A bígama de Dublin e outras histórias

Diúlit Bernart Oldoni
Nasci pra ser cidade
3 min readApr 10, 2019

Em Dublin eu conheci uma moça de trejeitos puritanos e que tinha um namorado no Brasil e outro na Irlanda — aparentemente, todos os envolvidos consentiam com a relação. Ela iria embora dali a alguns meses. O namorado irlandês não deixaria a cidade por nada, e ela não abandonaria o Brasil.

“O que você vai fazer, então?”, a colega perguntou.

“Terminar com ele e voltar pra casa. Paciência”, ela respondeu.

Os relacionamentos abertos de uma moça cuja aparência não fazia jus ao estilo de vida foi só um detalhe. O que me espantou mesmo foi sentir na pele uma realidade que a gente costuma ignorar: existem tantas pessoas no mundo, com tantas experiências diferentes. A gente até pode saber que tanta diversidade existe, mas, no dia a dia, não presta muita atenção e nem imagina tudo isso. A gente mal imagina que nós mesmos somos muito interessantes, enquanto seres humanos ativos em um mundo tão cheio de possibilidades.

Em outro momento, reparei uma outra moça que olhava mais para o colega gestor ambiental do que para o professor. No outro dia, apareceu com um “salve as tartarugas” estampado na camiseta e mudou o lugar onde sentava há meses, segundo relatos, para ficar do lado dele. Em um terceiro dia, o colega gestor ambiental resolveu falar comigo — o mesmo dia que marcou o início de olhares hostis dirigidos da moça a mim pelo resto do intercâmbio e também a recusa de conversar comigo mesmo nos momentos em dupla.

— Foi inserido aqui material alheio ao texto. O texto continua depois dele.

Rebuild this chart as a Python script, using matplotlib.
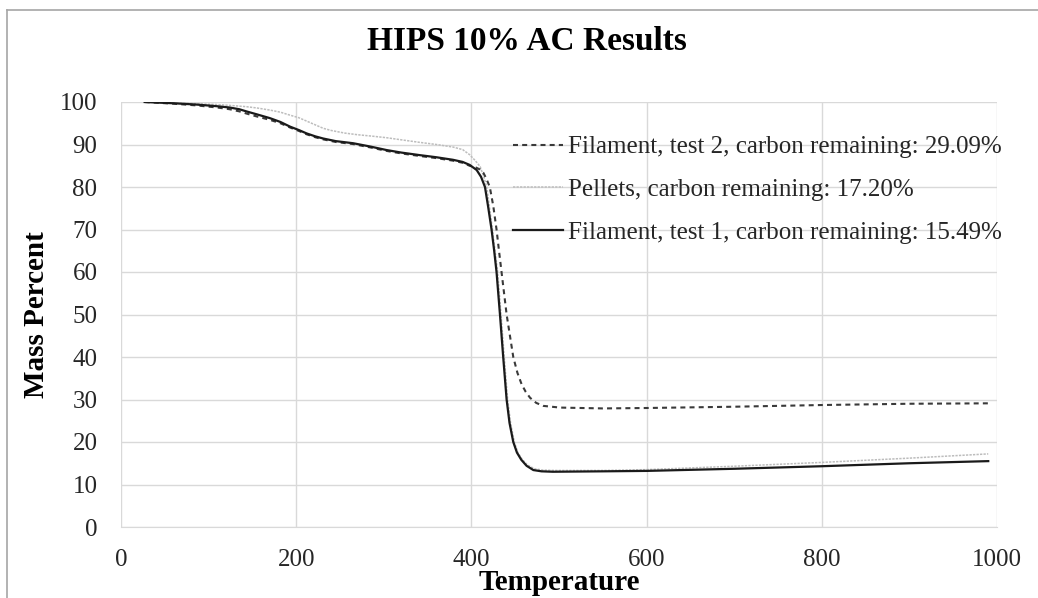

Um outro colega olhava de um para o outro nesse triângulo amoroso forçado e com ares de novela mexicana e um dia riu. Eu nunca conversei com ele, mas simpatizo até hoje.

Simpatizo, pois, como já deve ter ficado claro, me é prazeroso observar a existência humana e estar perto de humanos observadores.

Ser parte do todo é, também, observar: uma mãe que pediu para a filha fingir que estava dormindo junto com o pai para fazer uma foto do momento. Dois homens que dividiam, no meio da rua, os momentos de dança com uma mulher, todos animados e tão desprovidos do que a sociedade gosta de chamar de “decência” que a cena faria a conservadora Serra Gaúcha entrar em colapso. Um torcedor do Real Madrid em uma multidão de torcedores do Liverpool, em um bar assumidamente também torcedor do Liverpool, que não foi hostilizado, como eu mesma pensei, meio alarmada, quando vi o ponto branco no mar vermelho.

A gente sabe que o mundo é grande demais e que é habitado por pessoas demais. Todo mundo sabe. O que nos escapa à percepção é a ideia de que isso significa que há, nesse querido e velho mundo, espaço de sobra para todos os tipos de histórias e detalhes imagináveis. Prestamos muita atenção aos grandes fatos, aos mais notáveis — e então cremos, inconscientemente, que durante a rotina, cada habitante desse planeta acorda, toma o ônibus, trabalha, retorna ao lar, dorme. E que nada mais acontece, nada mais merece atenção.

É preciso dar cinco passos para trás para enxergar melhor o todo. É preciso estar longe de casa para enxergar o mundo, as pessoas e a vida.

O quanto de mundo nós perdemos todos os dias por acreditarmos que só estamos vivos um mês por ano?